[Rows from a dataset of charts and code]
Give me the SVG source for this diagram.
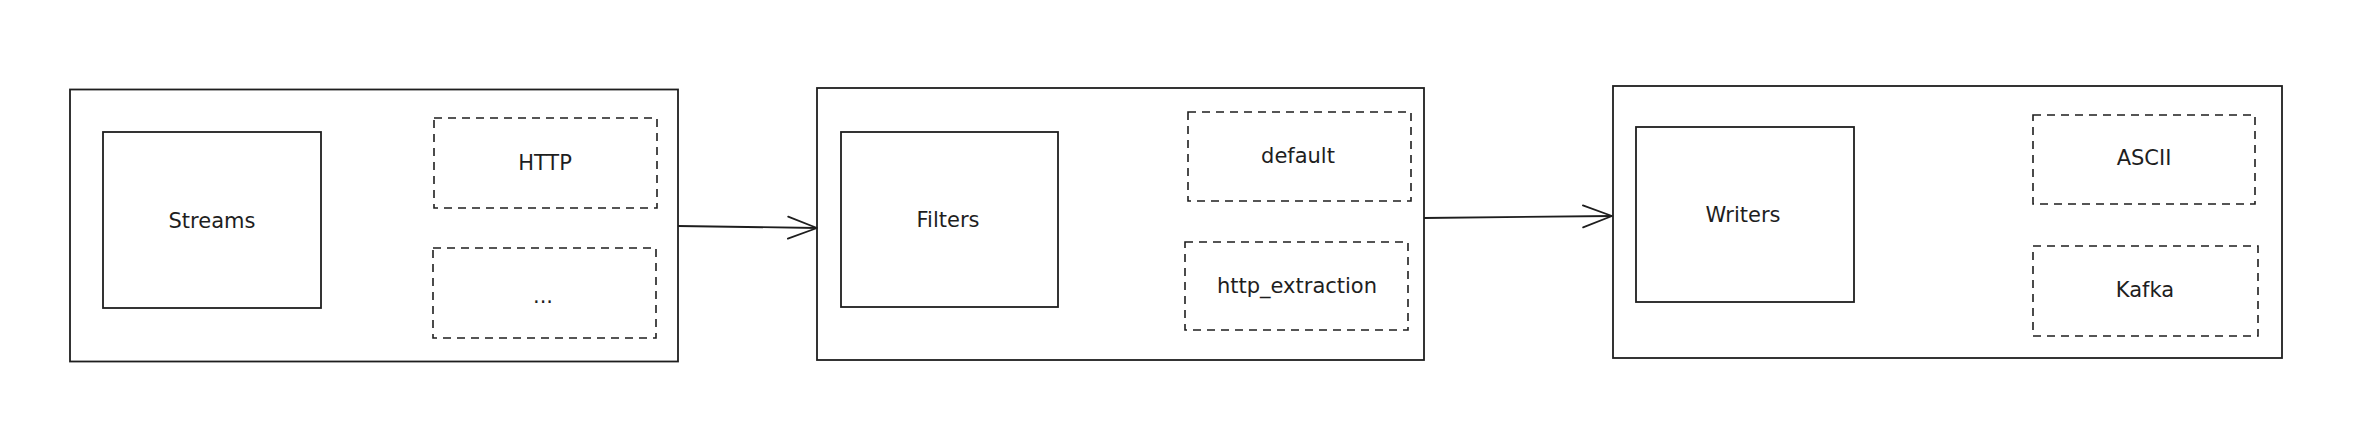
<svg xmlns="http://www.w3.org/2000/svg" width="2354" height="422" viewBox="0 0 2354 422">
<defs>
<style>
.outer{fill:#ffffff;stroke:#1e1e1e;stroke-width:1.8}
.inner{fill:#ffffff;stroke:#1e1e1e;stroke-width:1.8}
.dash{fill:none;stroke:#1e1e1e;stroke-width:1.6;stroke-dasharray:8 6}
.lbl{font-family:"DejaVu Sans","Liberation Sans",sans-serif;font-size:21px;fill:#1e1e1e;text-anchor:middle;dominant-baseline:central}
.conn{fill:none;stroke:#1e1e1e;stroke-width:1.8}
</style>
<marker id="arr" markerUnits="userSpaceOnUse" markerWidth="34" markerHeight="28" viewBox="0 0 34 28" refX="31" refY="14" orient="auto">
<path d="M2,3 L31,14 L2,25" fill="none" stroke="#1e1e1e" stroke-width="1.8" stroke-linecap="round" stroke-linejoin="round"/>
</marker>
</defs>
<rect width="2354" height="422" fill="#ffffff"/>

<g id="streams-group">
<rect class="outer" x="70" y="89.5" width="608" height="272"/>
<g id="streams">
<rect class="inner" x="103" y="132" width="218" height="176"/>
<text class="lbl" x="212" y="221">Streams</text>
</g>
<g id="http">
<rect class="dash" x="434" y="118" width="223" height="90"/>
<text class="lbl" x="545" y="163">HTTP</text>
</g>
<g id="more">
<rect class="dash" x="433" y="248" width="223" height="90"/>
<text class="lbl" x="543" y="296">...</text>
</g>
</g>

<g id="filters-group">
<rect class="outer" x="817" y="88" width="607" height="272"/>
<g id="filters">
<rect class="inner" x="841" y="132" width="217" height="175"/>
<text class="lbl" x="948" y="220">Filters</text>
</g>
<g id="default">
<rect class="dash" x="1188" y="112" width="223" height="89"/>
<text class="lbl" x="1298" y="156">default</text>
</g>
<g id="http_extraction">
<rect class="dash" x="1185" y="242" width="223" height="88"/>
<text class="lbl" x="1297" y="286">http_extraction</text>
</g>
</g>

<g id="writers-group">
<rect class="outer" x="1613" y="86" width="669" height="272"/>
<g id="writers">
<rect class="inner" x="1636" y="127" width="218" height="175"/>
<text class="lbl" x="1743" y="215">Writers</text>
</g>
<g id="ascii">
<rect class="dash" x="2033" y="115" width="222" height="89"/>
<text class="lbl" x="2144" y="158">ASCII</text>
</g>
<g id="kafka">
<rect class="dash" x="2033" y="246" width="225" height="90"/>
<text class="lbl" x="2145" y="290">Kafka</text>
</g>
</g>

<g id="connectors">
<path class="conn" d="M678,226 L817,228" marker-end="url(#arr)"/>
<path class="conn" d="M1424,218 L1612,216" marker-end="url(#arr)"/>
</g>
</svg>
* * *
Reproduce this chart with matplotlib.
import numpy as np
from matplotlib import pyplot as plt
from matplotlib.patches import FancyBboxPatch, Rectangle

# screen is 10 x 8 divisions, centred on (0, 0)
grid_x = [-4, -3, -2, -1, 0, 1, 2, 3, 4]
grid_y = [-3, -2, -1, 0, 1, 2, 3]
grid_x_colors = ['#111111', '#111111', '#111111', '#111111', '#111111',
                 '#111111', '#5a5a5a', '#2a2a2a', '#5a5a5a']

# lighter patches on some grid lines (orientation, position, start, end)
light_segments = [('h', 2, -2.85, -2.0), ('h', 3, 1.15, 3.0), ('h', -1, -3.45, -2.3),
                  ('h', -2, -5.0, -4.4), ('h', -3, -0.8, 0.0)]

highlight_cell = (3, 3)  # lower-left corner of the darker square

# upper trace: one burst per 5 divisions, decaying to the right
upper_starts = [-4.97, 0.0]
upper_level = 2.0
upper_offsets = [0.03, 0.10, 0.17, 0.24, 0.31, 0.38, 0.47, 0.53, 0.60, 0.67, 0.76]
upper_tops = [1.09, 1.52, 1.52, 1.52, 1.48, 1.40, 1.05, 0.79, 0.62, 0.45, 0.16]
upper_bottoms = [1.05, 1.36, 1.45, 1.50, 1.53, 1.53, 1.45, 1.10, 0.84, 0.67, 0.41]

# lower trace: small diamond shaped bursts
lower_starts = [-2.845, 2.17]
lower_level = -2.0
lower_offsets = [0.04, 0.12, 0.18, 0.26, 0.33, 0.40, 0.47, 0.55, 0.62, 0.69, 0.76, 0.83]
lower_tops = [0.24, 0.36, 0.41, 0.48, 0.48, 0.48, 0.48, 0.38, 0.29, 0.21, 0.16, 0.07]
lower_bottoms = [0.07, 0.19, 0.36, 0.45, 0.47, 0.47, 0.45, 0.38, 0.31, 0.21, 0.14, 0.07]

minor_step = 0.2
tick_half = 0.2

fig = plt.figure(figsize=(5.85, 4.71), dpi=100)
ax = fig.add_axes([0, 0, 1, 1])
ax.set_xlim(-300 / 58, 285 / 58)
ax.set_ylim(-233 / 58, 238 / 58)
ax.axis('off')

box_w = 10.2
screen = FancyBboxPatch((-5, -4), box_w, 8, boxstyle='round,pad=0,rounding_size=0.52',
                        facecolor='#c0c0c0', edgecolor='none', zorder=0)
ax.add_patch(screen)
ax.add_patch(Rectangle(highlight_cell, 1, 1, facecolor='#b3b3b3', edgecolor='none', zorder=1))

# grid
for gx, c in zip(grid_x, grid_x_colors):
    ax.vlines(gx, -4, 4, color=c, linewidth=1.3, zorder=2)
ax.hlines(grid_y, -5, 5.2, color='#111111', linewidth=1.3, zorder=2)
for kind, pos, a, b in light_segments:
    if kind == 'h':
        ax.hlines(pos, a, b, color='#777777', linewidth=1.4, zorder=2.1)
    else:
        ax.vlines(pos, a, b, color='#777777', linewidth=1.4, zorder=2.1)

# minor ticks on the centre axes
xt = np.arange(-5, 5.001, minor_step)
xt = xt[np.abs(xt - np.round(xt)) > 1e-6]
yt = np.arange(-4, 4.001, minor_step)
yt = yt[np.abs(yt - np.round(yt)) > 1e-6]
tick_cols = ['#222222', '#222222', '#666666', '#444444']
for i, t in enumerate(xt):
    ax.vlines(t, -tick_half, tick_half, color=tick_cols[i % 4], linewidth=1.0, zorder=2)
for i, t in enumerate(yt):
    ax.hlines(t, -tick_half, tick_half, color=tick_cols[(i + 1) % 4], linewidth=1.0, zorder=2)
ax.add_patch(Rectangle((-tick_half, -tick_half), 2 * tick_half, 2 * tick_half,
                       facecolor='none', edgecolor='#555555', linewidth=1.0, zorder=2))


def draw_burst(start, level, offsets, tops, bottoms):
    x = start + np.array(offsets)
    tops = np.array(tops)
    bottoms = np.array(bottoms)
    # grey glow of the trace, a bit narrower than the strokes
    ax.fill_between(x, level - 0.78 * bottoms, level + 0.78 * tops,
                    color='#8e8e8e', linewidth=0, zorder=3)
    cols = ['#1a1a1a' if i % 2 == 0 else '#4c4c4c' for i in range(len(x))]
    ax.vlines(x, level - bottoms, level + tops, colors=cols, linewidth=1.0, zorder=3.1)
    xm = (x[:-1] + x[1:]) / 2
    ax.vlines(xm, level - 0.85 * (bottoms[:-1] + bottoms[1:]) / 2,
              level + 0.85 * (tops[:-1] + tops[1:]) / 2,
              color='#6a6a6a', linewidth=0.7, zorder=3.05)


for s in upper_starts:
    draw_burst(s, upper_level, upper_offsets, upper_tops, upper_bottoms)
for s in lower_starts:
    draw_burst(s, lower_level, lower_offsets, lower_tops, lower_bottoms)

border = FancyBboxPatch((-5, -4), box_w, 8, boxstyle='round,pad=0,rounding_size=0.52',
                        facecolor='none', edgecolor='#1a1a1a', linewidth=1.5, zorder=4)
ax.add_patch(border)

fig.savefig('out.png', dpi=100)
---
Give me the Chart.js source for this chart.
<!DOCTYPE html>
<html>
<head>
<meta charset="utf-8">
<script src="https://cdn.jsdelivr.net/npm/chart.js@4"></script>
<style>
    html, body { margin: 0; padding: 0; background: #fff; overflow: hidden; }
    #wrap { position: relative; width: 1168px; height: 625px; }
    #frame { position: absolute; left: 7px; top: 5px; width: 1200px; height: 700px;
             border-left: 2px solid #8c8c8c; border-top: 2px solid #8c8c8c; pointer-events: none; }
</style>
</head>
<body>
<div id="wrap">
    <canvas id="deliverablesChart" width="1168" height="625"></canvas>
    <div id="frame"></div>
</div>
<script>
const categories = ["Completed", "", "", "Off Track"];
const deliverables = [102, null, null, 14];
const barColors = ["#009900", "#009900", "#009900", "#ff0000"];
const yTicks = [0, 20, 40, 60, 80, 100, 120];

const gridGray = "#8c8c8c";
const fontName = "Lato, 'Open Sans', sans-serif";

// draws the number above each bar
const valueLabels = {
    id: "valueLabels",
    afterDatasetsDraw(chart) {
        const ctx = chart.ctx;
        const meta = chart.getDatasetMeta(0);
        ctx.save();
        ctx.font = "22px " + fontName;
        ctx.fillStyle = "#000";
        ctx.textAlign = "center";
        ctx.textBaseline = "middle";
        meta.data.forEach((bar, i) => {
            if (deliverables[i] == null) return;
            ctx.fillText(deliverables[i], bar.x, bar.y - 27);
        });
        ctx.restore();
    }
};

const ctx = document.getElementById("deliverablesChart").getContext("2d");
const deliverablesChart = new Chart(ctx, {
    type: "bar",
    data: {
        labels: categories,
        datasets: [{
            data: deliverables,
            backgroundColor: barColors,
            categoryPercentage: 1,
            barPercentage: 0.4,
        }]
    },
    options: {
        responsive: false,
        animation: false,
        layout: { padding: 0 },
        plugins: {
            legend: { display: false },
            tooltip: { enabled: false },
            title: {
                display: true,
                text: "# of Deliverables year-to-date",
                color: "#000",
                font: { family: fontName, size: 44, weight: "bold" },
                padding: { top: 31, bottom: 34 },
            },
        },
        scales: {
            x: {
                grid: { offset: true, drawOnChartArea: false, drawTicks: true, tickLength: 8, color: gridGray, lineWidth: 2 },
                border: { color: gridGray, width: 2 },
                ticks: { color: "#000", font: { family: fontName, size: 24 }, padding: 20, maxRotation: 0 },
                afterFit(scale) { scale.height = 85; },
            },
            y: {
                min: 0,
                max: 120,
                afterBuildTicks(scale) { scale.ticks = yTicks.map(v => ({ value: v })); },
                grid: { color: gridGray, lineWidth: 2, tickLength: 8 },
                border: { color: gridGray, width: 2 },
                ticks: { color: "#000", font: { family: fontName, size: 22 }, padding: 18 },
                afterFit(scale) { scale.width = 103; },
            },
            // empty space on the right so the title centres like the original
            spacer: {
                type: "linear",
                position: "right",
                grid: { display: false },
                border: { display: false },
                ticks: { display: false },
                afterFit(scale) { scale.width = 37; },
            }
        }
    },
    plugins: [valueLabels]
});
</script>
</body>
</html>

§ Exercise details: Look back at the data above. Transcribe exactly the lines starting at the line that contains "Reproduce this chart with matplotlib." and ending at the line that contains "0.21, 0.14, 0.07]".

§ The reply:
Reproduce this chart with matplotlib.
import numpy as np
from matplotlib import pyplot as plt
from matplotlib.patches import FancyBboxPatch, Rectangle

# screen is 10 x 8 divisions, centred on (0, 0)
grid_x = [-4, -3, -2, -1, 0, 1, 2, 3, 4]
grid_y = [-3, -2, -1, 0, 1, 2, 3]
grid_x_colors = ['#111111', '#111111', '#111111', '#111111', '#111111',
                 '#111111', '#5a5a5a', '#2a2a2a', '#5a5a5a']

# lighter patches on some grid lines (orientation, position, start, end)
light_segments = [('h', 2, -2.85, -2.0), ('h', 3, 1.15, 3.0), ('h', -1, -3.45, -2.3),
                  ('h', -2, -5.0, -4.4), ('h', -3, -0.8, 0.0)]

highlight_cell = (3, 3)  # lower-left corner of the darker square

# upper trace: one burst per 5 divisions, decaying to the right
upper_starts = [-4.97, 0.0]
upper_level = 2.0
upper_offsets = [0.03, 0.10, 0.17, 0.24, 0.31, 0.38, 0.47, 0.53, 0.60, 0.67, 0.76]
upper_tops = [1.09, 1.52, 1.52, 1.52, 1.48, 1.40, 1.05, 0.79, 0.62, 0.45, 0.16]
upper_bottoms = [1.05, 1.36, 1.45, 1.50, 1.53, 1.53, 1.45, 1.10, 0.84, 0.67, 0.41]

# lower trace: small diamond shaped bursts
lower_starts = [-2.845, 2.17]
lower_level = -2.0
lower_offsets = [0.04, 0.12, 0.18, 0.26, 0.33, 0.40, 0.47, 0.55, 0.62, 0.69, 0.76, 0.83]
lower_tops = [0.24, 0.36, 0.41, 0.48, 0.48, 0.48, 0.48, 0.38, 0.29, 0.21, 0.16, 0.07]
lower_bottoms = [0.07, 0.19, 0.36, 0.45, 0.47, 0.47, 0.45, 0.38, 0.31, 0.21, 0.14, 0.07]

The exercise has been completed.